**Requirement**:
Print exactly the lines running from the one that holds "What matplotlib code" through the one that holds "itogo = [0, 0, 0, 0, 0, 0, 0, 4190000]", please, and leave the pictures out.

** START Supplied records **

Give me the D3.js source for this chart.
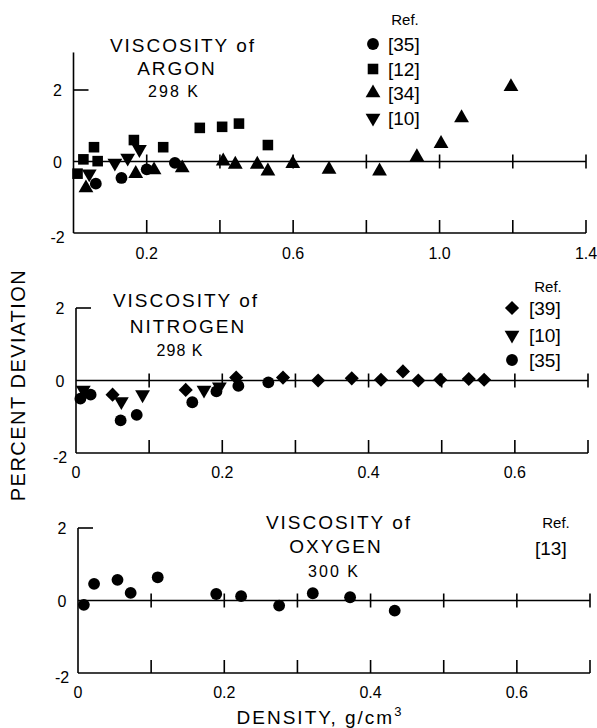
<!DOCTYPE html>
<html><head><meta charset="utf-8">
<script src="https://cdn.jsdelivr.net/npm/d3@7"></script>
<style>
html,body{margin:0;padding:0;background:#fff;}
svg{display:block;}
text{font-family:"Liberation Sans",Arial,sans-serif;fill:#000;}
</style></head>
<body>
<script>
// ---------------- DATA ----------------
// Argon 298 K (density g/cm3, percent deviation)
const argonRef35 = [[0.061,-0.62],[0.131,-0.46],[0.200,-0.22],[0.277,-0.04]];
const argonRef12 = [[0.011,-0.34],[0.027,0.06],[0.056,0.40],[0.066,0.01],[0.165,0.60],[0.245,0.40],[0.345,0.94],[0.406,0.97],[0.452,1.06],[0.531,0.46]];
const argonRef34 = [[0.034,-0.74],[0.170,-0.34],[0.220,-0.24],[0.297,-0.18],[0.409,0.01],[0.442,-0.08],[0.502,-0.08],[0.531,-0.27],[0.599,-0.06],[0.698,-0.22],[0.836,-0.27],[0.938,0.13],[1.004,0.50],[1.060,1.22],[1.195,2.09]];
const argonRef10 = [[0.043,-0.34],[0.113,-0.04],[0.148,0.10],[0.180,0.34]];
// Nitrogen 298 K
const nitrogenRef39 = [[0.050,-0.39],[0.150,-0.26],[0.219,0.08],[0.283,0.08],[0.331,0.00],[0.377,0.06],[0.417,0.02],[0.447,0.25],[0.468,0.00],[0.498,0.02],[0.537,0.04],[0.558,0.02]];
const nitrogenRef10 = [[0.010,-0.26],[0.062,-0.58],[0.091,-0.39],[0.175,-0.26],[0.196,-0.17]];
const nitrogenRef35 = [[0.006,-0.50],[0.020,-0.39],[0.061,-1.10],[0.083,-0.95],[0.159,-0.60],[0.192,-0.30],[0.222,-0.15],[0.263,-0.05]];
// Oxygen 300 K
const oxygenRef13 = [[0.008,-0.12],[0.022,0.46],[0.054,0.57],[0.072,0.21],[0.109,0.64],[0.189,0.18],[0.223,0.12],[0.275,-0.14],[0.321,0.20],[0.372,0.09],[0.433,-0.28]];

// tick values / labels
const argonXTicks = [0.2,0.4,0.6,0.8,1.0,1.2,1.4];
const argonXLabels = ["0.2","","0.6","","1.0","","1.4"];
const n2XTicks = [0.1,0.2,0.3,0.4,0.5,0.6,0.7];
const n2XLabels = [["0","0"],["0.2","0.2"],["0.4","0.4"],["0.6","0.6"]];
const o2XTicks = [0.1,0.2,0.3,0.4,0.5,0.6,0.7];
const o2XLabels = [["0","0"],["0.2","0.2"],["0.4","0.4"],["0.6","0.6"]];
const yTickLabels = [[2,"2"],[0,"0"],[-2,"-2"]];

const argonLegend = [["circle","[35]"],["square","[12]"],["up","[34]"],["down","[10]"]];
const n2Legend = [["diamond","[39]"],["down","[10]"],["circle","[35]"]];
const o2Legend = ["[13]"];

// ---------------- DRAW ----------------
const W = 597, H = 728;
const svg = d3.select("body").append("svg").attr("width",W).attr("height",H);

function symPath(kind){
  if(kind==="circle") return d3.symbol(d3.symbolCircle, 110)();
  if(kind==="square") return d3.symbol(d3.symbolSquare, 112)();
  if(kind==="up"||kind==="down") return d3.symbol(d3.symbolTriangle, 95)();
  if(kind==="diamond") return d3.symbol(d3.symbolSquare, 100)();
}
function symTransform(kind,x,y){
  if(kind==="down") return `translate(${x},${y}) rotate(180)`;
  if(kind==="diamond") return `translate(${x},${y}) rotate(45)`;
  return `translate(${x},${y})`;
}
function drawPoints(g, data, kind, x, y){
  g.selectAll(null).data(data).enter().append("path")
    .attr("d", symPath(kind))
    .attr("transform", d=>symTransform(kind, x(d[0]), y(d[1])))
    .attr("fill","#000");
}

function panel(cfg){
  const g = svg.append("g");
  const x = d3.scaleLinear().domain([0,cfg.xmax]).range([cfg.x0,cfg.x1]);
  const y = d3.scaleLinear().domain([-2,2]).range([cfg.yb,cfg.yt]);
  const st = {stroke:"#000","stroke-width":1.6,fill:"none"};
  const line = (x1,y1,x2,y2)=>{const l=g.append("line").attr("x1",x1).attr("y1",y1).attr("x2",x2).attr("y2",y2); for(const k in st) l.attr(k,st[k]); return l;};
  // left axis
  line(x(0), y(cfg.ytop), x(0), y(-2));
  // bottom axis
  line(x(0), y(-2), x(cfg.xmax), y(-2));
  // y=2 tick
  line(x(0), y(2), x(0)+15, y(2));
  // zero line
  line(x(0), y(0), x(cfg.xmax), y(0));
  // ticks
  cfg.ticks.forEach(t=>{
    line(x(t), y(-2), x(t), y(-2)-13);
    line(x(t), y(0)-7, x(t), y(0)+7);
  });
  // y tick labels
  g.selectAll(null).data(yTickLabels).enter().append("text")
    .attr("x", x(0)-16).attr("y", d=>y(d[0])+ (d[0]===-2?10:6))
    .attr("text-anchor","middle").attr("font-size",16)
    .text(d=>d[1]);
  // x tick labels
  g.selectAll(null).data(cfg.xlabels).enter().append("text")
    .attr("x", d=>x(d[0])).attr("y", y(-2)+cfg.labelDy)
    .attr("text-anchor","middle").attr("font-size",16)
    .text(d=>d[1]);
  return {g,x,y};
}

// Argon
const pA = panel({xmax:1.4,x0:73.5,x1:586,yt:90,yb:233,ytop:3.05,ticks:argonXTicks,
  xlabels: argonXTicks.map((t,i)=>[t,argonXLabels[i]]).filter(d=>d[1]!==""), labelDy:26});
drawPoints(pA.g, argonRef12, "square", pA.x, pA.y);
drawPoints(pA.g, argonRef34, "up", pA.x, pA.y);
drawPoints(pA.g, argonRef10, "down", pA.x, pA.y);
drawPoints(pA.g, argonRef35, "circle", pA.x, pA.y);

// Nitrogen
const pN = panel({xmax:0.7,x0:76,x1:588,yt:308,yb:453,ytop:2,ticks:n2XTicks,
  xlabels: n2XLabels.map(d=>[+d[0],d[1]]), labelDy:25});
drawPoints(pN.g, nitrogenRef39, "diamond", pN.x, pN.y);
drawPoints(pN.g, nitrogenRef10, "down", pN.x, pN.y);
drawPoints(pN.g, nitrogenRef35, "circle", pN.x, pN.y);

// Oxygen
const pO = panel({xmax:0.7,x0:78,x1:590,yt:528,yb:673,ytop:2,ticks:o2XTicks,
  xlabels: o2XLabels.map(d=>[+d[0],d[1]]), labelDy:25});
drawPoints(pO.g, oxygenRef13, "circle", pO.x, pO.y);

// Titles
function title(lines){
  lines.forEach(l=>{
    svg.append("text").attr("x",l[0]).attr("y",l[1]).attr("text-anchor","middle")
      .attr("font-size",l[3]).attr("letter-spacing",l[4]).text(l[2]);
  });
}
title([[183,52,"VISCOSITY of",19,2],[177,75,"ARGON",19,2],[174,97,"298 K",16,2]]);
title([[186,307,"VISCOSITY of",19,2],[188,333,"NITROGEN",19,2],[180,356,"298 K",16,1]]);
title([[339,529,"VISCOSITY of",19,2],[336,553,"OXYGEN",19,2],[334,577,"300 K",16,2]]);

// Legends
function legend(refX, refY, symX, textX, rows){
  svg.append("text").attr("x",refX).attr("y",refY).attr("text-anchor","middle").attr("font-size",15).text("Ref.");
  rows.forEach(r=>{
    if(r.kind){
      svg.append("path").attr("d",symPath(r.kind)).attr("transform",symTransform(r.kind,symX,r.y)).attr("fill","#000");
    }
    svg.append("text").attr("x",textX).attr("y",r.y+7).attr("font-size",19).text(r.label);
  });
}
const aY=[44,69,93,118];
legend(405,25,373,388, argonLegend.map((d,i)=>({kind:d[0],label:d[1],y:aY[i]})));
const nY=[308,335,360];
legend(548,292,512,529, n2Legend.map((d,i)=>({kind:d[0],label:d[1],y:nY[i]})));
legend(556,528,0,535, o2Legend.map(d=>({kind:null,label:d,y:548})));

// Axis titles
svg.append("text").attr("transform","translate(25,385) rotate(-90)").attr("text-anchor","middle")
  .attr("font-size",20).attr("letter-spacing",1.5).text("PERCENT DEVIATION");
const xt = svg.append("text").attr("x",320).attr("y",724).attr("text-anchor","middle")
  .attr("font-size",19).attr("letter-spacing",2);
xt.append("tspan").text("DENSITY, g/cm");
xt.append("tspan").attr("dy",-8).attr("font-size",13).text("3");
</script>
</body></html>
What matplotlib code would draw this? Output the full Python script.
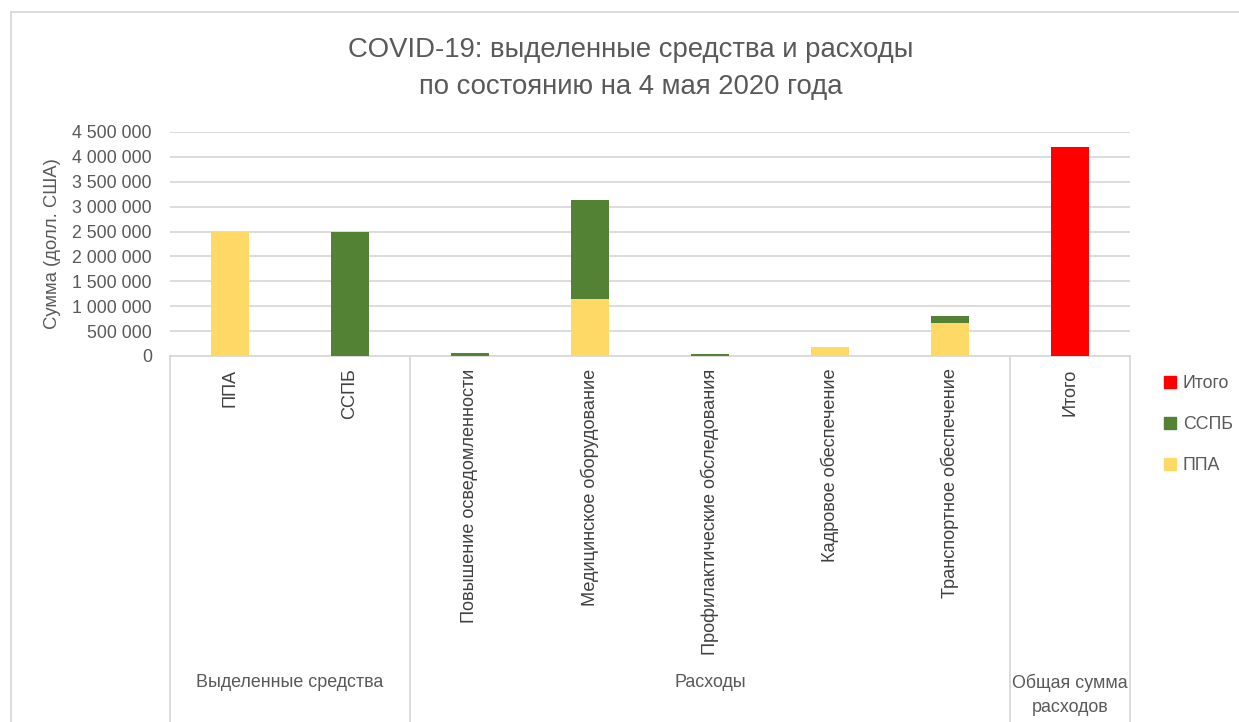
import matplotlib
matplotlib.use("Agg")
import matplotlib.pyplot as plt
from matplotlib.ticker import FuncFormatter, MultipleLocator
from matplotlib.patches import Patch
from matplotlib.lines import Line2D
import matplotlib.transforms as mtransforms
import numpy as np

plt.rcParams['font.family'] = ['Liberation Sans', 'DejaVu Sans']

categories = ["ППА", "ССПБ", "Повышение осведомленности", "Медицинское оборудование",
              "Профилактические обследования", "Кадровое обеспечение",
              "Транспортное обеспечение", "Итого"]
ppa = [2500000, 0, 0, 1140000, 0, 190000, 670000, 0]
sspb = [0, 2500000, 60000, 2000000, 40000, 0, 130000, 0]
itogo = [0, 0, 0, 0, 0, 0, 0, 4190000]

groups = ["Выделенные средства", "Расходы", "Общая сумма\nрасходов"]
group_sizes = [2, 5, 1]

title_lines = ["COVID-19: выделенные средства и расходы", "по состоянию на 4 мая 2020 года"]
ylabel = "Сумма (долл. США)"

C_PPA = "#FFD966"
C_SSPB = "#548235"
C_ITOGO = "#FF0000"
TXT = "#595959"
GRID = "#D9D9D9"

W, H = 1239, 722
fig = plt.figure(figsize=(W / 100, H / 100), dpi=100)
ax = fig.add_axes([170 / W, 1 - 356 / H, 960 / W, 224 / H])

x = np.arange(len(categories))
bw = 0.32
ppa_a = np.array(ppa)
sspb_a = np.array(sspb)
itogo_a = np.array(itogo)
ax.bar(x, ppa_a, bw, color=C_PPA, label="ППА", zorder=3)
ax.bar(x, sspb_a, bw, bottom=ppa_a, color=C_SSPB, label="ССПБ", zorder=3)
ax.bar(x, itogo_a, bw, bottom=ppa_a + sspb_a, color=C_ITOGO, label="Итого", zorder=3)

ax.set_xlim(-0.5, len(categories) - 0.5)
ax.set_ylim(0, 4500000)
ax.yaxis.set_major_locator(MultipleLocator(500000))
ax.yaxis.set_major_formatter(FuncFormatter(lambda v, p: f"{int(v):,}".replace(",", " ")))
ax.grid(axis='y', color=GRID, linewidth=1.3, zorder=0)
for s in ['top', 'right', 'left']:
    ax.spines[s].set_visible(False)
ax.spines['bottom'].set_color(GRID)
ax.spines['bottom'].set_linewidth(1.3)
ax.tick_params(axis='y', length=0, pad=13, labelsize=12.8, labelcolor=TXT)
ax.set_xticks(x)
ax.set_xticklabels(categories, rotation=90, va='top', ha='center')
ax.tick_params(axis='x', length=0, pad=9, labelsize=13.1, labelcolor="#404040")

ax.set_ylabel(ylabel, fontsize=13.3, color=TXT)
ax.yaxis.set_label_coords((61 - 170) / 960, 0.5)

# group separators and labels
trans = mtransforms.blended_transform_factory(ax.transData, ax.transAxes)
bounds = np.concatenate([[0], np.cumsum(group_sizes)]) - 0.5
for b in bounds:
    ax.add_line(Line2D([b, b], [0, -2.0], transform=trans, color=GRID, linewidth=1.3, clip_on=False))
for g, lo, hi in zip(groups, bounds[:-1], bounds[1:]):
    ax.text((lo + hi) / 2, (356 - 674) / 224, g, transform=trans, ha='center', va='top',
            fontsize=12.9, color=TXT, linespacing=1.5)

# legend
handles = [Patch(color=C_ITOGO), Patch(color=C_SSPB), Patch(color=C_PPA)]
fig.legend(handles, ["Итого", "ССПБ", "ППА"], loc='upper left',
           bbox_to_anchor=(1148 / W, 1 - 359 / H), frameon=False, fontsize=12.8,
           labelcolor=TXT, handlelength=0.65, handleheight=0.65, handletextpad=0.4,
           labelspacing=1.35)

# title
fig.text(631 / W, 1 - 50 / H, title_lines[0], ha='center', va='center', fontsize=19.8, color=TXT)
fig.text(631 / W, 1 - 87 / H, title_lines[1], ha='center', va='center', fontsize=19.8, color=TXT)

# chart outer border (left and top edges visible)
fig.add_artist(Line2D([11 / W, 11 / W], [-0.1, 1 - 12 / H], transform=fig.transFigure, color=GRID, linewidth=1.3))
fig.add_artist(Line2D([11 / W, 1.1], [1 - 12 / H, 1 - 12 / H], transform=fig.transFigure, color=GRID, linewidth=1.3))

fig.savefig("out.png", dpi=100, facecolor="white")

** END Supplied records **

**Result of this task**:
What matplotlib code would draw this? Output the full Python script.
import matplotlib
matplotlib.use("Agg")
import matplotlib.pyplot as plt
from matplotlib.ticker import FuncFormatter, MultipleLocator
from matplotlib.patches import Patch
from matplotlib.lines import Line2D
import matplotlib.transforms as mtransforms
import numpy as np

plt.rcParams['font.family'] = ['Liberation Sans', 'DejaVu Sans']

categories = ["ППА", "ССПБ", "Повышение осведомленности", "Медицинское оборудование",
              "Профилактические обследования", "Кадровое обеспечение",
              "Транспортное обеспечение", "Итого"]
ppa = [2500000, 0, 0, 1140000, 0, 190000, 670000, 0]
sspb = [0, 2500000, 60000, 2000000, 40000, 0, 130000, 0]
itogo = [0, 0, 0, 0, 0, 0, 0, 4190000]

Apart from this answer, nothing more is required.